- INFORMATION PROVIDED
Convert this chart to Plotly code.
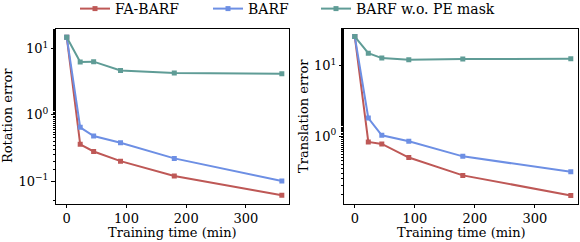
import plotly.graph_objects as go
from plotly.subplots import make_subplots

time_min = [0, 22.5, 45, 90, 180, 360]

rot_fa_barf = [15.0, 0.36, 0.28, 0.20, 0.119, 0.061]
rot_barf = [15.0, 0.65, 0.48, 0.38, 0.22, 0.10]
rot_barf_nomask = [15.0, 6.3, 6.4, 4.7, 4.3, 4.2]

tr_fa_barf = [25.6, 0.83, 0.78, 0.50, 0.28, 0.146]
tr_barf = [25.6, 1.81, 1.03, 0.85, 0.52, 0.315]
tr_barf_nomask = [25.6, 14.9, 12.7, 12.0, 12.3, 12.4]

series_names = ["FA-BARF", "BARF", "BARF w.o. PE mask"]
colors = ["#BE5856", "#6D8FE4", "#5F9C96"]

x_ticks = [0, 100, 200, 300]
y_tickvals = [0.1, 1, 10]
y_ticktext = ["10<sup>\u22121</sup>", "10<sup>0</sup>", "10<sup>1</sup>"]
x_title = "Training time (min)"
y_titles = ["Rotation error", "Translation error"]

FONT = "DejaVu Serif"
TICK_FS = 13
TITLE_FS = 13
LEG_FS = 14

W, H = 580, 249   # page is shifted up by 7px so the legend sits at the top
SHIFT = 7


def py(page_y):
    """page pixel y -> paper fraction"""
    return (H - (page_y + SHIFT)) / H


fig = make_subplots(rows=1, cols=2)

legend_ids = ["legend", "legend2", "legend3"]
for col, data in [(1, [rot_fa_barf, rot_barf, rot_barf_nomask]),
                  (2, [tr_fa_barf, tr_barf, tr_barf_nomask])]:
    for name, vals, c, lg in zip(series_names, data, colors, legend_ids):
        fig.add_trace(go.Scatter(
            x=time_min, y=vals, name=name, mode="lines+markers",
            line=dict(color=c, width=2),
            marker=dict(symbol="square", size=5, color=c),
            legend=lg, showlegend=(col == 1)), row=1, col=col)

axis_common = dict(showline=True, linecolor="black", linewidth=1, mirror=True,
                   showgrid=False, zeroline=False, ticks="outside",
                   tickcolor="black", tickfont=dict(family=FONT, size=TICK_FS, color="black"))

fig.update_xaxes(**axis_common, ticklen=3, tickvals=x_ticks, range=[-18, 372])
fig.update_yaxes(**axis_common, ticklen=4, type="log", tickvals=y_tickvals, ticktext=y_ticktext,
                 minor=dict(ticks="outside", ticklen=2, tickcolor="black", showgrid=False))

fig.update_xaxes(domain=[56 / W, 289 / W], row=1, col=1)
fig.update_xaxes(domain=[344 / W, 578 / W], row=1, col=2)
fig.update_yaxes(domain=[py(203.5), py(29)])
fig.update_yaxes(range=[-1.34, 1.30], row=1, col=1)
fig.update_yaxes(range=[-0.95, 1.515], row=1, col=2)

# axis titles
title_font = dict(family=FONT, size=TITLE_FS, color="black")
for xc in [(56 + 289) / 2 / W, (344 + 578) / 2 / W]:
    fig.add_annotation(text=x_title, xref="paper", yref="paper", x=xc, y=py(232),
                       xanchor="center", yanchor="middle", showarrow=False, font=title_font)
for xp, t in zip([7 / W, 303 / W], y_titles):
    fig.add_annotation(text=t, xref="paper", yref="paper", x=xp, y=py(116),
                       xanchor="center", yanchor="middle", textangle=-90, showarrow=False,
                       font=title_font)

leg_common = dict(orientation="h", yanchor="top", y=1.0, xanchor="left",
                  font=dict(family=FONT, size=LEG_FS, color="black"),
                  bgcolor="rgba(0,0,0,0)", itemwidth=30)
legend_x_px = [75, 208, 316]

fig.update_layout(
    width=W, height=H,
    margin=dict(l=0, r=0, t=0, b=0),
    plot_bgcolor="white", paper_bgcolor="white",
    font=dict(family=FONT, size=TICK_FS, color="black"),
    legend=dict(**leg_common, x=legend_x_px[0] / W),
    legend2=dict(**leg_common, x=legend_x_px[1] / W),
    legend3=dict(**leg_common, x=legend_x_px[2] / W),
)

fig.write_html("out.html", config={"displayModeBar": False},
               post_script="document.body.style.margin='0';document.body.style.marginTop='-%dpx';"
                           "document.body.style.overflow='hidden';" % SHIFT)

- INSTRUCTIONS FOR THE TASK
From the first line above to the line containing "fig = make_subplots(rows=1, cols=2)", repeat each line exactly. Pictures stay out.

- RESPONSE TO THE EXERCISE
Convert this chart to Plotly code.
import plotly.graph_objects as go
from plotly.subplots import make_subplots

time_min = [0, 22.5, 45, 90, 180, 360]

rot_fa_barf = [15.0, 0.36, 0.28, 0.20, 0.119, 0.061]
rot_barf = [15.0, 0.65, 0.48, 0.38, 0.22, 0.10]
rot_barf_nomask = [15.0, 6.3, 6.4, 4.7, 4.3, 4.2]

tr_fa_barf = [25.6, 0.83, 0.78, 0.50, 0.28, 0.146]
tr_barf = [25.6, 1.81, 1.03, 0.85, 0.52, 0.315]
tr_barf_nomask = [25.6, 14.9, 12.7, 12.0, 12.3, 12.4]

series_names = ["FA-BARF", "BARF", "BARF w.o. PE mask"]
colors = ["#BE5856", "#6D8FE4", "#5F9C96"]

x_ticks = [0, 100, 200, 300]
y_tickvals = [0.1, 1, 10]
y_ticktext = ["10<sup>\u22121</sup>", "10<sup>0</sup>", "10<sup>1</sup>"]
x_title = "Training time (min)"
y_titles = ["Rotation error", "Translation error"]

FONT = "DejaVu Serif"
TICK_FS = 13
TITLE_FS = 13
LEG_FS = 14

W, H = 580, 249   # page is shifted up by 7px so the legend sits at the top
SHIFT = 7


def py(page_y):
    """page pixel y -> paper fraction"""
    return (H - (page_y + SHIFT)) / H


fig = make_subplots(rows=1, cols=2)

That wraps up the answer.